4. Refusal of acceptance
Costs and damage caused by the customer's failure to accept the goods shall be at his expense, irrespective of the reason for non-acceptance. If the goods are taken back by us, the customer bears the risk of return transport.
The dispatch of the goods (including any return shipments) shall be at the expense and risk of the customer. In the interest of the buyer, the following must be observed: Shipments showing the slightest signs of robbery or damage on arrival may only be accepted under reserve. The freight forwarder or carrier must make a damage assessment (note on the consignment note). Insofar as the customer does not specify otherwise, the mode of dispatch is at our discretion. We do not assume any liability for the cheapest shipping. Packaging will be charged separately (at cost price).
Our prices are quoted ex works in EURO, excluding the costs for packaging, freight and any freight and value insurance. Our list prices valid on the day of delivery shall be deemed to be agreed, unless fixed prices have been expressly agreed. In case of calculation and other errors we reserve the right to correct our offer and invoice price. Value-added tax shall be invoiced separately and in accordance with the statutory provisions applicable on the day of delivery and performance.
7. Retention of title
Until all our claims arising from the business relationship have been satisfied in full, we reserve title to all goods delivered. Bills of exchange and cheques only lead to satisfaction when they are honoured. The customer is permitted to resell the goods subject to retention of title in the ordinary course of business. This permission is revocable. The resale may only take place against cash payment or retention of title. Any access by a third party to the goods delivered by us under retention of title is inadmissible. In the course of the assertion of our retention of title, we are entitled to demand the immediate surrender of the reserved goods, excluding any right of retention.
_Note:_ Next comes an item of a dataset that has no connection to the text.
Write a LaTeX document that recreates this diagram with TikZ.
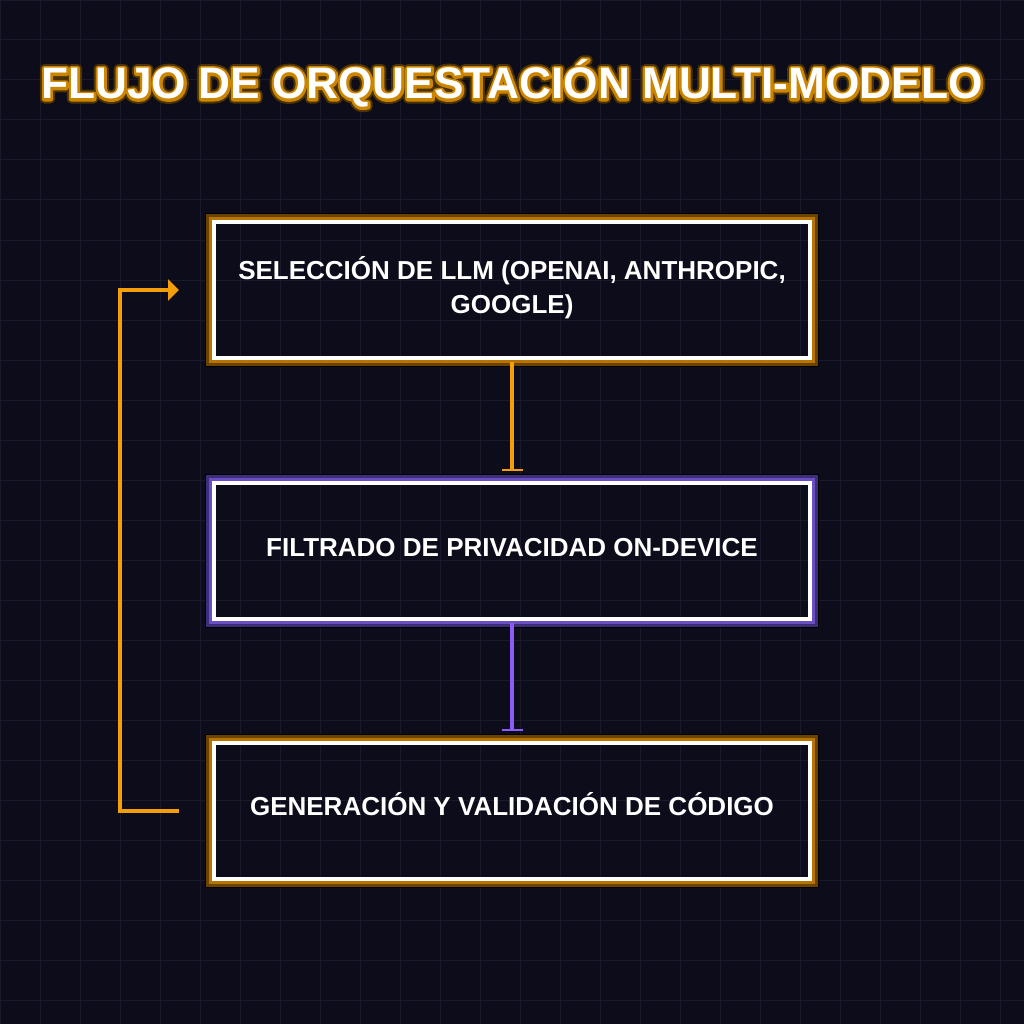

The buyer shall inspect the delivered goods immediately upon receipt with reasonable thoroughness; the defects detected in this respect shall be notified within a period of 7 days, enclosing our delivery note and stating the reason; in order to comply with the deadline, the notice of defects shall be received. If the buyer fails to make such immediate notification, the delivered goods shall be deemed to have been approved. As long as the buyer does not give us the opportunity to convince ourselves of the defect and, in particular, does not make the rejected goods or samples thereof available upon request, he may not invoke defects in the goods. In the event of a justified notice of defect, we have the right to either take back the defective item by crediting the amount invoiced for it or to replace it free of charge within a reasonable period of time or to remedy the defect by repairing it.
9. Obligation to inspect and warranty
A warranty for defects in goods delivered by us is limited to a period of six (6) months from the transfer of risk to the customer. The warranty begins with the date of delivery. In the event of a warranty claim, the purchase of the defective goods must be proven by the original proof of purchase. Warranty claims presuppose proof that the defect is not due to incorrect use or improper handling, incorrect or prolonged storage, improper care and cleaning, use of unsuitable fasteners as well as unsuitable tools or components supplied by third parties.
Properly ordered and delivered goods will not be taken back. In the case of freight-free returns, which are made with our consent, we reserve the right to deduct a discount of 20% of the amount to be reimbursed for administrative and storage costs incurred. However, it is a prerequisite that the goods are unused and in perfect original packaging. The taking back of goods which had to be procured at the express request of the customer, i. e. which are not part of our stock programme, is completely excluded. Cash settlement is excluded, the value of the return delivery or goods sent to us in exchange will be offset against later purchases.
Unless otherwise agreed, the customer shall pay in advance (advance payment). Public authorities and public institutions are supplied on account. Our invoices are payable within 14 days from date of invoice net. Payments will always be charged against the oldest due invoice. If the payment deadline is exceeded, at the latest after reminder, we are entitled to charge interest on arrears in the legal amount (according to § 288 BGB). We reserve the right to assert further damages for default. If a customer is in arrears with a payment or if his financial situation deteriorates significantly after the conclusion of the contract, all claims arising from the business relations shall become due for immediate cash payment, even in the event of a deferral. Withholding of payments or offsetting shall only be permissible if the customer's counterclaims are acknowledged by us in writing or legally binding. We reserve the right to accept credit cards and any other form of electronic payment. Advance payments from special purchases will be forfeited if the ordered goods are not collected within 4 weeks after being made available. The down payment is used to cover processing, return shipment and restocking at the supplier's premises.
12. Data storage / use
We are entitled to process all data about the buyer in the sense of the BDSG which we receive from the buyer himself or from third parties within the scope of or in connection with the business relationship.
13. Place of Performance and Jurisdiction
Place of performance and jurisdiction for both parties is Mettmann, Germany.
14. Final provision
German law shall prevail. Should individual provisions of these terms and conditions of business be null and void, this shall not affect the validity of the remaining provisions.